Help on function download_beiwe_data in module utils:

download_beiwe_data(study_id, data_streams, output_folder, time_end=None, time_start=None)
    Download Beiwe data to a local directory. If time_start is not specified, extraction will
    proceed one week from time_end. If time_end is not specified, today's date is use as default.
    
    Args:
        study_no (str): Beiwe study ID, e.g. "5a3a856203d3c42e31329970"
        data_streams (list): Names of data streams as strings to download
        output_folder (str): Downloaded data will be stored here
        time_end (str): End date of extraction in the format YYYY-MM-DD
        time_start (str): Start date of extraction in the format YYYY-MM-DD
    
    Returns:
        active_users (list): List of Beiwe user IDs for whom data directories were returned



In [3]:
# study names and IDs
studies = {1: ("UCSD_Little_UNI_HIV_Pos", "5a3a856203d3c42e31329970"), \
           2: ("UCSD_Little_UNI_HIV_Neg", "5a3a85db03d3c42e3132998a"), \
           3: ("UCSD_Little_RDS Study", "5a3a862503d3c42e3217bb90")}

In [4]:
# specify study, data streams and output folder
study_no = 2
(study_name, study_id) = studies[study_no]
print("  Processing study %s (study ID %s)." % (study_name, study_id))
data_streams = ["power_state", "survey_answers"]
output_folder = "/tmp/beiwe-data/"

# proceed with download
subjects = utils.download_beiwe_data(study_id, data_streams, output_folder)

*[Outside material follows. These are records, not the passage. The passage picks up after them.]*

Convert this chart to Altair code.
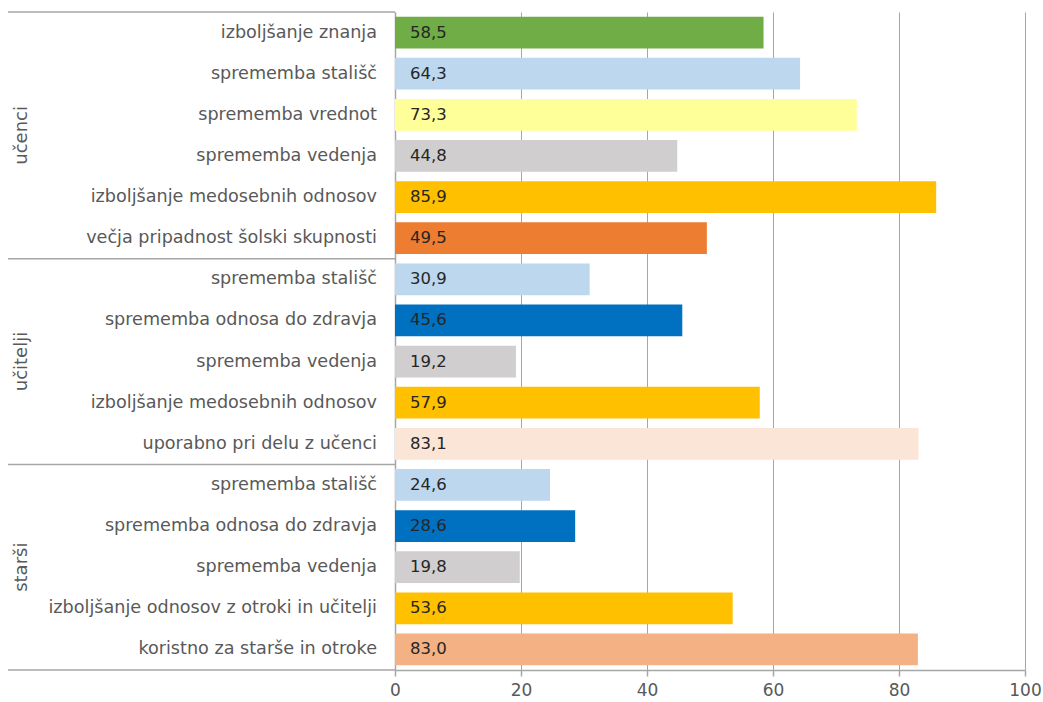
import altair as alt
import pandas as pd

groups = ["učenci"] * 6 + ["učitelji"] * 5 + ["starši"] * 5
keys = ["u1", "u2", "u3", "u4", "u5", "u6",
        "t1", "t2", "t3", "t4", "t5",
        "s1", "s2", "s3", "s4", "s5"]
labels = [
    "izboljšanje znanja", "sprememba stališč", "sprememba vrednot",
    "sprememba vedenja", "izboljšanje medosebnih odnosov",
    "večja pripadnost šolski skupnosti",
    "sprememba stališč", "sprememba odnosa do zdravja", "sprememba vedenja",
    "izboljšanje medosebnih odnosov", "uporabno pri delu z učenci",
    "sprememba stališč", "sprememba odnosa do zdravja", "sprememba vedenja",
    "izboljšanje odnosov z otroki in učitelji", "koristno za starše in otroke",
]
values = [58.5, 64.3, 73.3, 44.8, 85.9, 49.5,
          30.9, 45.6, 19.2, 57.9, 83.1,
          24.6, 28.6, 19.8, 53.6, 83.0]
colors = ["#70ad47", "#bdd7ee", "#ffff99", "#d0cece", "#ffc000", "#ed7d31",
          "#bdd7ee", "#0070c0", "#d0cece", "#ffc000", "#fbe5d6",
          "#bdd7ee", "#0070c0", "#d0cece", "#ffc000", "#f4b183"]
x_ticks = [0, 20, 40, 60, 80, 100]

df = pd.DataFrame({"group": groups, "key": keys, "label": labels,
                   "value": values, "color": colors})

FONT = "DejaVu Sans"
GRAY = "#a6a6a6"
TXT = "#595959"

ysc = alt.Scale(domain=keys, paddingInner=0, paddingOuter=0)
yaxis = alt.Axis(labels=False, ticks=False, title=None, grid=False,
                 domainColor=GRAY, domainWidth=1.5)

base = alt.Chart(df)

bars = base.mark_bar(height={"band": 0.77}).encode(
    x=alt.X("value:Q", scale=alt.Scale(domain=[0, 100]),
            axis=alt.Axis(values=x_ticks, grid=True, gridColor=GRAY,
                          gridWidth=1, domainColor=GRAY, domainWidth=1.5,
                          tickColor=GRAY, tickSize=6, tickWidth=1.5,
                          labelFont=FONT, labelFontSize=17, labelFlush=False,
                          labelColor=TXT, labelPadding=6, title=None)),
    y=alt.Y("key:N", scale=ysc, axis=yaxis),
    color=alt.Color("color:N", scale=None),
)

vals = base.transform_calculate(
    txt="replace(format(datum.value, '.1f'), '.', ',')"
).mark_text(align="left", baseline="middle", dx=15, font=FONT,
            fontSize=16.5, color="#262626").encode(
    x=alt.datum(0),
    y=alt.Y("key:N", scale=ysc, axis=yaxis),
    text="txt:N",
)

cats = base.mark_text(align="right", baseline="middle", dx=-18, font=FONT,
                      fontSize=17.6, color=TXT).encode(
    x=alt.datum(0),
    y=alt.Y("key:N", scale=ysc, axis=yaxis),
    text="label:N",
)

# group labels
g_even = pd.DataFrame({"key": ["u4"], "group": ["učenci"]})
g_odd = pd.DataFrame({"key": ["t3", "s3"], "group": ["učitelji", "starši"]})
glab1 = alt.Chart(g_even).mark_text(angle=270, align="center", baseline="middle",
                                    font=FONT, fontSize=18, color=TXT).encode(
    x=alt.value(-373),
    y=alt.Y("key:N", scale=ysc, axis=yaxis, bandPosition=0),
    text="group:N",
)
glab2 = alt.Chart(g_odd).mark_text(angle=270, align="center", baseline="middle",
                                   font=FONT, fontSize=18, color=TXT).encode(
    x=alt.value(-373),
    y=alt.Y("key:N", scale=ysc, axis=yaxis),
    text="group:N",
)

# group dividers
d_top = pd.DataFrame({"key": ["u1", "t1", "s1"]})
d_bot = pd.DataFrame({"key": ["s5"]})
div1 = alt.Chart(d_top).mark_rule(color=GRAY, strokeWidth=1.5).encode(
    x=alt.value(-387), x2=alt.value(0),
    y=alt.Y("key:N", scale=ysc, axis=yaxis, bandPosition=0),
)
div2 = alt.Chart(d_bot).mark_rule(color=GRAY, strokeWidth=1.5).encode(
    x=alt.value(-387), x2=alt.value(0),
    y=alt.Y("key:N", scale=ysc, axis=yaxis, bandPosition=1),
)

chart = alt.layer(bars, vals, cats, glab1, glab2, div1, div2).properties(
    width=630, height=658,
    autosize=alt.AutoSizeParams(type="none"),
    padding={"left": 395, "top": 12, "right": 18, "bottom": 32},
    background="white",
).configure_view(stroke=None)

chart.save("out.html", embed_options={"renderer": "svg", "actions": False})
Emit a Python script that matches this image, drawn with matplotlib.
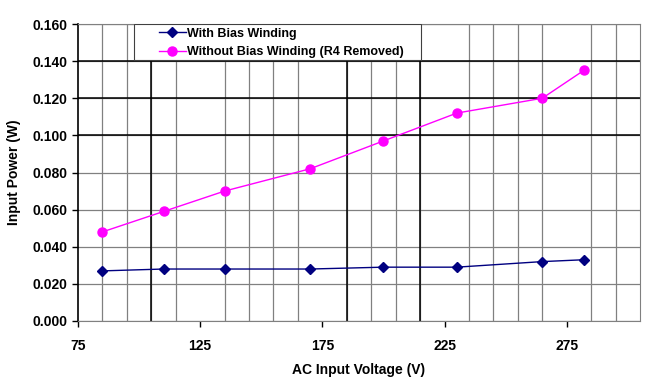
import matplotlib.pyplot as plt
from matplotlib.ticker import MultipleLocator, FixedLocator, FormatStrFormatter
from matplotlib.patches import Rectangle

plt.rcParams['font.family'] = ['Liberation Sans', 'DejaVu Sans']

# measured data
voltage = [85, 110, 135, 170, 200, 230, 265, 282]
with_bias = [0.027, 0.028, 0.028, 0.028, 0.029, 0.029, 0.032, 0.033]
without_bias = [0.048, 0.059, 0.070, 0.082, 0.097, 0.112, 0.120, 0.135]
x_ticks = [75, 125, 175, 225, 275]
grid_x = list(range(85, 305, 10))
dark_vlines = [105, 185, 215]
dark_hlines = [0.100, 0.120, 0.140]

fig = plt.figure(figsize=(6.59, 3.81), dpi=100)
ax = fig.add_axes([78/659, 1-321/381, (640-78)/659, (321-24)/381])

# grid: gray every 10 V (offset from the labelled ticks) and every 0.02 W
ax.xaxis.set_minor_locator(FixedLocator(grid_x))
ax.grid(axis='x', which='minor', color='#808080', linewidth=0.9)
ax.grid(axis='x', which='major', visible=False)
ax.grid(axis='y', which='major', color='#808080', linewidth=0.9)
for v in dark_vlines:
    ax.axvline(v, color='black', linewidth=1.1, zorder=2)
for h in dark_hlines:
    ax.axhline(h, color='black', linewidth=1.1, zorder=2)

ax.plot(voltage, with_bias, color='#000080', marker='D', markersize=5,
        linewidth=1.0, label='With Bias Winding', zorder=3)
ax.plot(voltage, without_bias, color='#FF00FF', marker='o', markersize=6.5,
        linewidth=1.0, label='Without Bias Winding (R4 Removed)', zorder=3)

ax.set_xlim(75, 305)
ax.set_ylim(0, 0.16)
ax.set_xticks(x_ticks)
ax.yaxis.set_major_locator(MultipleLocator(0.02))
ax.yaxis.set_major_formatter(FormatStrFormatter('%.3f'))
ax.tick_params(which='minor', length=0)
ax.tick_params(which='major', direction='out', length=4, width=1,
               labelsize=10, color='black')
for lbl in ax.get_xticklabels() + ax.get_yticklabels():
    lbl.set_fontweight('bold')
ax.tick_params(axis='x', pad=9)

for s in ['top', 'right', 'bottom']:
    ax.spines[s].set_color('#808080')
ax.spines['left'].set_color('black')
ax.spines['left'].set_linewidth(1.2)

ax.set_xlabel('AC Input Voltage (V)', fontsize=10, fontweight='bold', labelpad=7)
ax.set_ylabel('Input Power (W)', fontsize=10, fontweight='bold', labelpad=8)

# legend box (wider than the entries, as in the original)
box = Rectangle((0.0996, 0.8788), 0.5107, 0.1212, transform=ax.transAxes,
                facecolor='white', edgecolor='#404040', linewidth=0.8, zorder=4)
ax.add_patch(box)
leg = ax.legend(loc='upper left', bbox_to_anchor=(0.1370, 1.0), borderaxespad=0,
                frameon=False, prop={'weight': 'bold', 'size': 9},
                handlelength=2.2, handletextpad=0.1, borderpad=0.3,
                labelspacing=0.5)
leg.set_zorder(5)

fig.savefig('out.png', dpi=100)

  Processing study UCSD_Little_UNI_HIV_Neg (study ID 5a3a85db03d3c42e3132998a).
enter keyring passphrase: ········
  Extracting data from 2018-06-23T00:00:00 to 2018-06-30T00:00:00 to /tmp/beiwe-data/.
  Downloading data for user 4k2zibq6.
  Downloading data for user h9wtyf9o.
  Downloading data for user jf69m2b8.
  Downloading data for user w2fa1uu5.
  Downloading data for user fvmuymh7.
  Downloading data for user xwrpz42o.
  Downloading data for user ofuhx7fg.
  Downloading data for user 47zghzxj.
  Downloading data for user e2loxwqb.
  Downloading data for user 86h2jjyz.
  Downloading data for user 5biz9f21.
  Downloading data for user csd2q1bf.
  Downloading data for user uzd11em8.
  Downloading data for user lzhywkhd.
  Downloading data for user 6isorvks.
  Downloading data for user 7wl2dltq.
  Downloading data for user nsabskmk.
  Downloading data for user vy5p4iva.
  Downloading data for user s8x47qv3.
  Downloading data for user 5drn99jp.
  Downloading data for user xns16dvw.


### Check the size of passive data files and survey files

This script prints out the size of different passive data streams and surveys as specified by the user. We assume you've run the notebook above.

JP Onnela / June 27, 2018; June 30, 2018

In [5]:
help(utils.check_file_size)

Help on function check_file_size in module utils:

check_file_size(data_dir, dates, subjects, surveys, data_streams)
    Function to loop over all specified dates, subjects, data streams and surveys.
    Prints out the file sizes for each.
    
    Args:
        data_dir (str): Location of the directory called "data" as downloaded from Beiwe
        dates (list): List of dates to check
        subjects (list): List of Beiwe subject IDs to check
        surveys (list): List of Beiwe survey IDs to check
        data_streams (list): List of strings corresponding to data different streams:
            "accelerometer", "bluetooth", "calls", "gps", "identifiers", 
            "app_log", "power_state", "survey_answers", "survey_timings", 
            "texts", "audio_recordings", "wifi", "proximity", "gyro", 
            "magnetometer", "devicemotion", "reachability", "ios_log", "image_survey"



In [6]:
# specify data directory, dates, subjects, surveys
data_dir = output_folder
dates = ["2018-06-28"]
subjects = subjects
surveys = ["5aa8606103d3c4391076ba52"]

utils.check_file_size(data_dir, dates, subjects, surveys, data_streams)

Date: 2018-06-28
-----------------
Subject: fvmuymh7
  power_state total file size is 22362 bytes.
  survey_answers total file size is 0 bytes.
  5aa8606103d3c4391076ba52 survey total file size is 0 bytes.

Subject: csd2q1bf
  power_state total file size is 0 bytes.
  survey_answers total file size is 0 bytes.
  5aa8606103d3c4391076ba52 survey total file size is 0 bytes.

Subject: 47zghzxj
  power_state total file size is 11960 bytes.
  survey_answers total file size is 0 bytes.
  5aa8606103d3c4391076ba52 survey total file size is 501 bytes.

Subject: 5drn99jp
  power_state total file size is 25542 bytes.
  survey_answers total file size is 0 bytes.
  5aa8606103d3c4391076ba52 survey total file size is 0 bytes.

Subject: 4k2zibq6
  power_state total file size is 11579 bytes.
  survey_answers total file size is 0 bytes.
  5aa8606103d3c4391076ba52 survey total file size is 0 bytes.